- OBJECTIVE
Begin with the first line below and retype each line exactly through the line containing "91.8, 98.0, 96.8, 98.6, 94.1, 87.0, 82.9, 72.2, 54.4, 47.3]". Any pictures are to be left out.
▬▬▬
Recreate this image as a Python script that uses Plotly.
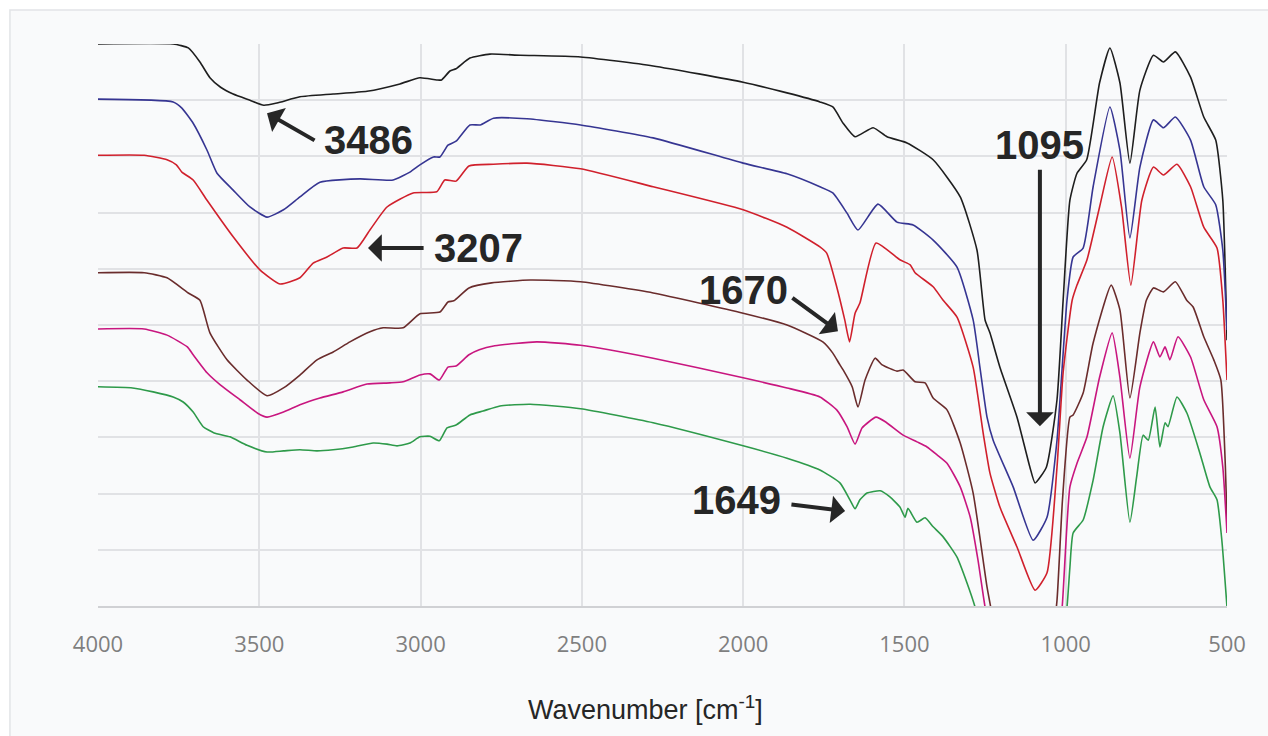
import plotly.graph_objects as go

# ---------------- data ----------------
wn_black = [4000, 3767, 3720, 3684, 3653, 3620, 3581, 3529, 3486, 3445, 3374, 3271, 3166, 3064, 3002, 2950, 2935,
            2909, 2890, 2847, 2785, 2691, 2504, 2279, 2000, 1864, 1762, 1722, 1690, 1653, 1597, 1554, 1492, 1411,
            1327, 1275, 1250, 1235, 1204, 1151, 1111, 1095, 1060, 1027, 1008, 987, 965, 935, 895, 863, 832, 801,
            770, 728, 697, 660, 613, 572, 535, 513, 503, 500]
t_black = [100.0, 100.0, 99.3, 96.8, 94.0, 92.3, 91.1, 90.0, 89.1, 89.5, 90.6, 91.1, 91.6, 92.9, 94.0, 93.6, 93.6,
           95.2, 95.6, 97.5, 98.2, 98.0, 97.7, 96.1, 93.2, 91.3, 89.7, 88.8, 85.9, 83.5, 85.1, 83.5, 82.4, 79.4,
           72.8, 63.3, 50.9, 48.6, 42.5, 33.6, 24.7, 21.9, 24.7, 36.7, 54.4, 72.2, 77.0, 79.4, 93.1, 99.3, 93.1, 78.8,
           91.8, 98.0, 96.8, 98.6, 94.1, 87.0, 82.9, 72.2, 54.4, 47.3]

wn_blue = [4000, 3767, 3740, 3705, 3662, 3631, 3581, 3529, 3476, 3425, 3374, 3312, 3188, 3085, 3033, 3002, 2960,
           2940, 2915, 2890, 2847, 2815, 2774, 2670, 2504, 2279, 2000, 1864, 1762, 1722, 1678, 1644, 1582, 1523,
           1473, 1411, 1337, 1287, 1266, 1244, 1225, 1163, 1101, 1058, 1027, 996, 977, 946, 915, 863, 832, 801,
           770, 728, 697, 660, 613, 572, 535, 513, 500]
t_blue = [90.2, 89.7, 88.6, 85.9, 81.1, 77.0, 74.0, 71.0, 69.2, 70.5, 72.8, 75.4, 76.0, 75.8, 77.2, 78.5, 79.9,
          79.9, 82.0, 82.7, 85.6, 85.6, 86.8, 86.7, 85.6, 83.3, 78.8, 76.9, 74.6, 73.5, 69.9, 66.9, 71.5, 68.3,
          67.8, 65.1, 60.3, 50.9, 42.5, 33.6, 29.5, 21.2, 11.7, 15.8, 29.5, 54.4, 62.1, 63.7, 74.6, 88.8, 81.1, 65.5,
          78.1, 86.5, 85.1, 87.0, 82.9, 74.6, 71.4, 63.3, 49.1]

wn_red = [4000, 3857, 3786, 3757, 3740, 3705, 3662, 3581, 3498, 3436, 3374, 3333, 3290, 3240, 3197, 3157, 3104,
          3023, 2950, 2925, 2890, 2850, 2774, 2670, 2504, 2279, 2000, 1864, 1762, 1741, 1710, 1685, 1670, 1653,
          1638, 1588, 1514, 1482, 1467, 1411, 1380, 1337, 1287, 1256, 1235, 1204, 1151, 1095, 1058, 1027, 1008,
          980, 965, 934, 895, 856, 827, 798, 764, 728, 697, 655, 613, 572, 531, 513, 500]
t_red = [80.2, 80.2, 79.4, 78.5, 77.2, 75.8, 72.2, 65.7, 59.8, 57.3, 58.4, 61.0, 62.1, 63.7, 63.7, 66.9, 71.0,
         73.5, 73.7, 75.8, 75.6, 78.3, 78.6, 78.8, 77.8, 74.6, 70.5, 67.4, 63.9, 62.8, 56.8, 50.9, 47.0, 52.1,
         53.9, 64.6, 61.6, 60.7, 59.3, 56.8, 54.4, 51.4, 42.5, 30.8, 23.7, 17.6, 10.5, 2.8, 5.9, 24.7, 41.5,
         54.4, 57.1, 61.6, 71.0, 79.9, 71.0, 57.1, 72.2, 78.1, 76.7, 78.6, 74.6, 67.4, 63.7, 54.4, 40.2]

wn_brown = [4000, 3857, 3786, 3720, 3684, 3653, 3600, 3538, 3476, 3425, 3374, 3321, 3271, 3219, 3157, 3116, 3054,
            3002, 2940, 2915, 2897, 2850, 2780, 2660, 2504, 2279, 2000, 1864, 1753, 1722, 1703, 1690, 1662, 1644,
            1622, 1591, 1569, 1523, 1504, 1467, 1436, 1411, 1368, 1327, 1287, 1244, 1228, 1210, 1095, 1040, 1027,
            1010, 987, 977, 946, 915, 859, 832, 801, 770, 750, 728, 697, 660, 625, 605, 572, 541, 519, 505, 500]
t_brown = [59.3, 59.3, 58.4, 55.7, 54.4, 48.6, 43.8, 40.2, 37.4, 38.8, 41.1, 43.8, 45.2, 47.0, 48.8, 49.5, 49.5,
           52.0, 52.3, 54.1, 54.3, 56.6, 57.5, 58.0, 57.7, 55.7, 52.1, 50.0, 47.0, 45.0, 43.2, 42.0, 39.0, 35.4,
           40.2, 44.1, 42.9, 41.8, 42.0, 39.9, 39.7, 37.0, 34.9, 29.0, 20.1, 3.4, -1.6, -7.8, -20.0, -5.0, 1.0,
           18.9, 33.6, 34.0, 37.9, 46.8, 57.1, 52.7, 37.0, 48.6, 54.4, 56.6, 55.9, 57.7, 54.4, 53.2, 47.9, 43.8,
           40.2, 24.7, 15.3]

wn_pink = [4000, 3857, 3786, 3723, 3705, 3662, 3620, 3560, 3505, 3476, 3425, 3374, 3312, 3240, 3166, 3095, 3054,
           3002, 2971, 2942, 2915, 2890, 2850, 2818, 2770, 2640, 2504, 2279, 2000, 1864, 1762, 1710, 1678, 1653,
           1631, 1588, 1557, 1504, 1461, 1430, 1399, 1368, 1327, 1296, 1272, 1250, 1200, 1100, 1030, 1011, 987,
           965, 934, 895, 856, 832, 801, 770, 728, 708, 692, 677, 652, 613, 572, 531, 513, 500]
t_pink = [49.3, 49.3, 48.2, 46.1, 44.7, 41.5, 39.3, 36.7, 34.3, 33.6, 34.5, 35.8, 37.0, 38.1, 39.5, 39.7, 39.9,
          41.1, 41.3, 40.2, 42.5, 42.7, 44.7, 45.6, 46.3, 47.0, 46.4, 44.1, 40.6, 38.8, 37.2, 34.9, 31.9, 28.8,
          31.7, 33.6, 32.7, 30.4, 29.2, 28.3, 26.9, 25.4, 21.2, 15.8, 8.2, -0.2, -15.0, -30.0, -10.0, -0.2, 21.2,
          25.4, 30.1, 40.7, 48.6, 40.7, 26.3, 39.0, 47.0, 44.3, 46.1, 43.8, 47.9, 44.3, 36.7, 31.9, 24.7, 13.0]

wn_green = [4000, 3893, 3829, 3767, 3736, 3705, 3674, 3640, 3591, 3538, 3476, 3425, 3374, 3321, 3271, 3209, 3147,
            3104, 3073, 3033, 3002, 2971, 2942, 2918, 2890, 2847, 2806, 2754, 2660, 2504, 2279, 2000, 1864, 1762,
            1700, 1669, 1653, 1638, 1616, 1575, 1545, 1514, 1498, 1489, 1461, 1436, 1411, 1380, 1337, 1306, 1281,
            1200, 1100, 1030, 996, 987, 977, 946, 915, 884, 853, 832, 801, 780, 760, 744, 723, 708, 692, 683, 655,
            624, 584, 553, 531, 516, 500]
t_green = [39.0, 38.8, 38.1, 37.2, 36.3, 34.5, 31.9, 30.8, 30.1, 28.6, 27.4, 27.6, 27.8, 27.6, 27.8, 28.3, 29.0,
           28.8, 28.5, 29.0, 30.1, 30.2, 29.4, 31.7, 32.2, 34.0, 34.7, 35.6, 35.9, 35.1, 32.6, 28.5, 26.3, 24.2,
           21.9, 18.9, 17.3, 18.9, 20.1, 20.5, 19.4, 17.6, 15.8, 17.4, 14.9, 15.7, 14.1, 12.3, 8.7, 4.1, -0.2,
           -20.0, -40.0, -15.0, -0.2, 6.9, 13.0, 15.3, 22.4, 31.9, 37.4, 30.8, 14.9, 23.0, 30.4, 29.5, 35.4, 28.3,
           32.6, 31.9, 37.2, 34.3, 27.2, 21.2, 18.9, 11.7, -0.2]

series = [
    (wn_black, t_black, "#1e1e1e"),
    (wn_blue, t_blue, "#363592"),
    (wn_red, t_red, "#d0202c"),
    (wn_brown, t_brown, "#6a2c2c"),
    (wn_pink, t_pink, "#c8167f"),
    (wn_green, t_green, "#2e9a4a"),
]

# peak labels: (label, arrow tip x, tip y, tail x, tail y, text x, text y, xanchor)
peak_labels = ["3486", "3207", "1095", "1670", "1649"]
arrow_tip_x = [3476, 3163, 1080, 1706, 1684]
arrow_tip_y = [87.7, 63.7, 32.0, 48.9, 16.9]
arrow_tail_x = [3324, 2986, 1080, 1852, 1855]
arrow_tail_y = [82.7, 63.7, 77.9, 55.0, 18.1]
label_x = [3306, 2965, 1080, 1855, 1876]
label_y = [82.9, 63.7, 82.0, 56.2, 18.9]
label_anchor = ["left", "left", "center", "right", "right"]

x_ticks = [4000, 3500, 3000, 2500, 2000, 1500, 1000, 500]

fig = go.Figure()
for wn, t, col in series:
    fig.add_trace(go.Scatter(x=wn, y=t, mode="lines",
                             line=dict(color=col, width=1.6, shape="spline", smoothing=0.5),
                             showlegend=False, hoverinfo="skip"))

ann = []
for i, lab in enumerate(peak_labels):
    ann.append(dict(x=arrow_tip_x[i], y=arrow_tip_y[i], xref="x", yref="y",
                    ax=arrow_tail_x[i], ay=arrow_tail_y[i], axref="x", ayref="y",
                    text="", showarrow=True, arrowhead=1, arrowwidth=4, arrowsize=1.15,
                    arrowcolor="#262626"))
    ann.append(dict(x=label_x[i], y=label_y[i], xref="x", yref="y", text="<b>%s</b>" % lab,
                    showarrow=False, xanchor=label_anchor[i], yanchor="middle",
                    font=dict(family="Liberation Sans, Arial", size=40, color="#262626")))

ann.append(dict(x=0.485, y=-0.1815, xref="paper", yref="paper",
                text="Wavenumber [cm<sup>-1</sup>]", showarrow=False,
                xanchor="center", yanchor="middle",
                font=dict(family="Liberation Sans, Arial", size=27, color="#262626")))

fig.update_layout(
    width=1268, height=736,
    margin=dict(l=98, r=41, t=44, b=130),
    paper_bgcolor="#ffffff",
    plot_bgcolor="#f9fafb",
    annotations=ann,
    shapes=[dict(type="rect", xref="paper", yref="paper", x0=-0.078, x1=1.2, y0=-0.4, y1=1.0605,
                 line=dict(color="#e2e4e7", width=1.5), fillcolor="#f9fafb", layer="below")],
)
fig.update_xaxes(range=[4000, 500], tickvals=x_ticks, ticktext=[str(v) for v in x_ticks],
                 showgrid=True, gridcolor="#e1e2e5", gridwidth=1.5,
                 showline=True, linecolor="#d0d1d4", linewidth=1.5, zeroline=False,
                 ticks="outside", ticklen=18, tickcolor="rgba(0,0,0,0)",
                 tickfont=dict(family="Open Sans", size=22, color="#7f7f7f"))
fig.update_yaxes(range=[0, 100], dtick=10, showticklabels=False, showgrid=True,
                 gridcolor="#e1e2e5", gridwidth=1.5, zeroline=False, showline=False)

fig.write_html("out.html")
▬▬▬
- FINISHED ANSWER
Recreate this image as a Python script that uses Plotly.
import plotly.graph_objects as go

# ---------------- data ----------------
wn_black = [4000, 3767, 3720, 3684, 3653, 3620, 3581, 3529, 3486, 3445, 3374, 3271, 3166, 3064, 3002, 2950, 2935,
            2909, 2890, 2847, 2785, 2691, 2504, 2279, 2000, 1864, 1762, 1722, 1690, 1653, 1597, 1554, 1492, 1411,
            1327, 1275, 1250, 1235, 1204, 1151, 1111, 1095, 1060, 1027, 1008, 987, 965, 935, 895, 863, 832, 801,
            770, 728, 697, 660, 613, 572, 535, 513, 503, 500]
t_black = [100.0, 100.0, 99.3, 96.8, 94.0, 92.3, 91.1, 90.0, 89.1, 89.5, 90.6, 91.1, 91.6, 92.9, 94.0, 93.6, 93.6,
           95.2, 95.6, 97.5, 98.2, 98.0, 97.7, 96.1, 93.2, 91.3, 89.7, 88.8, 85.9, 83.5, 85.1, 83.5, 82.4, 79.4,
           72.8, 63.3, 50.9, 48.6, 42.5, 33.6, 24.7, 21.9, 24.7, 36.7, 54.4, 72.2, 77.0, 79.4, 93.1, 99.3, 93.1, 78.8,
           91.8, 98.0, 96.8, 98.6, 94.1, 87.0, 82.9, 72.2, 54.4, 47.3]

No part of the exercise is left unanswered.